Guerre commerciali. Ma perché fare arrabbiare tutti con questa mossa che, oltre a violare le regole della World Trade Organization (WTO), alla lunga è destinata a creare qualche problema di assorbimento della produzione non più acquistata dagli States? L’argomentazione ufficiale a sostegno è che, con la produzione domestica indebolita, gli Stati Uniti sarebbero più vulnerabili nel caso di un conflitto che sconvolgesse i flussi commerciali. Trump ha difeso la decisione anche in una lunga serie di tweet, com’è nel suo stile. “Dobbiamo proteggere il nostro Paese e i nostri lavoratori. La nostra industria siderurgica è in cattive condizioni. Se non hai l’acciaio, non hai un Paese!”. E ancora: “Quando un Paese (gli USA) perde molti miliardi di dollari negli scambi commerciali, praticamente con ogni Paese con cui fa affari, le guerre commerciali vanno bene e sono facili da vincere”. Poi: “Per proteggere il nostro Paese dobbiamo proteggere l’acciaio americano! #AMERICA first!”.

Contrattaccare la concorrenza. Di fatto, con questa mossa l’amministrazione Trump punta non tanto – o non solo – a riequilibrare la bilancia commerciale quanto a esaudire le richieste delle aziende USA che producono acciaio e alluminio.
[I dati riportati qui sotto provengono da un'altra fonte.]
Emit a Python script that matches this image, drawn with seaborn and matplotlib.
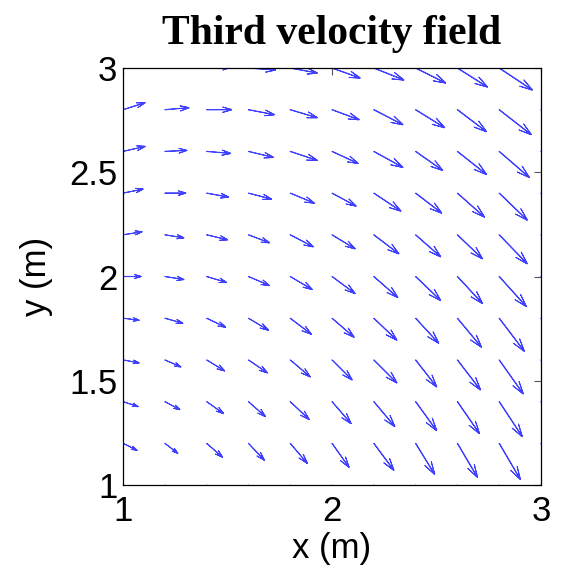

Da tempo queste società si lamentano delle pratiche sleali delle concorrenti straniere e in particolare delle sovvenzioni statali che il governo cinese garantisce alle imprese locali per incoraggiarne la produzione. Sovvenzioni che hanno come risultato una maggiore quantità di metalli in circolazione e dunque prezzi più bassi, a tutto svantaggio dei produttori americani.

Effetti su economia e Borse. Il rischio principale che i dazi rappresentano per l’economia mondiale è quello di un indebolimento del sistema commerciale globale. Per ora, i produttori USA brindano e festeggiano. Meno contente sono le aziende che invece l’acciaio e l’alluminio lo importano: il settore auto, l’aerospaziale, il comparto tecnologico e quello delle costruzioni, per citarne alcuni. Sul fronte dei mercati, a seguito dell’annuncio di Trump ma complice anche il dato negativo sulle vendite di nuovi veicoli nel mese di febbraio, i principali produttori di vetture negli Stati Uniti sono stati colpiti dalle vendite: General Motors ha chiuso in ribasso del 3.97%, Ford del 3% e FCA (Fiat Chrysler Automobiles) del 2,8%. Lato occupazione, i posti di lavoro nella produzione potrebbero aumentare, ma c’è il rischio che chi importa debba tagliare i costi. Va detto, però, che l’economia USA sta attraversando una fase che abbastanza agevolmente le consentirà di riassorbire i lavoratori eventualmente in esubero.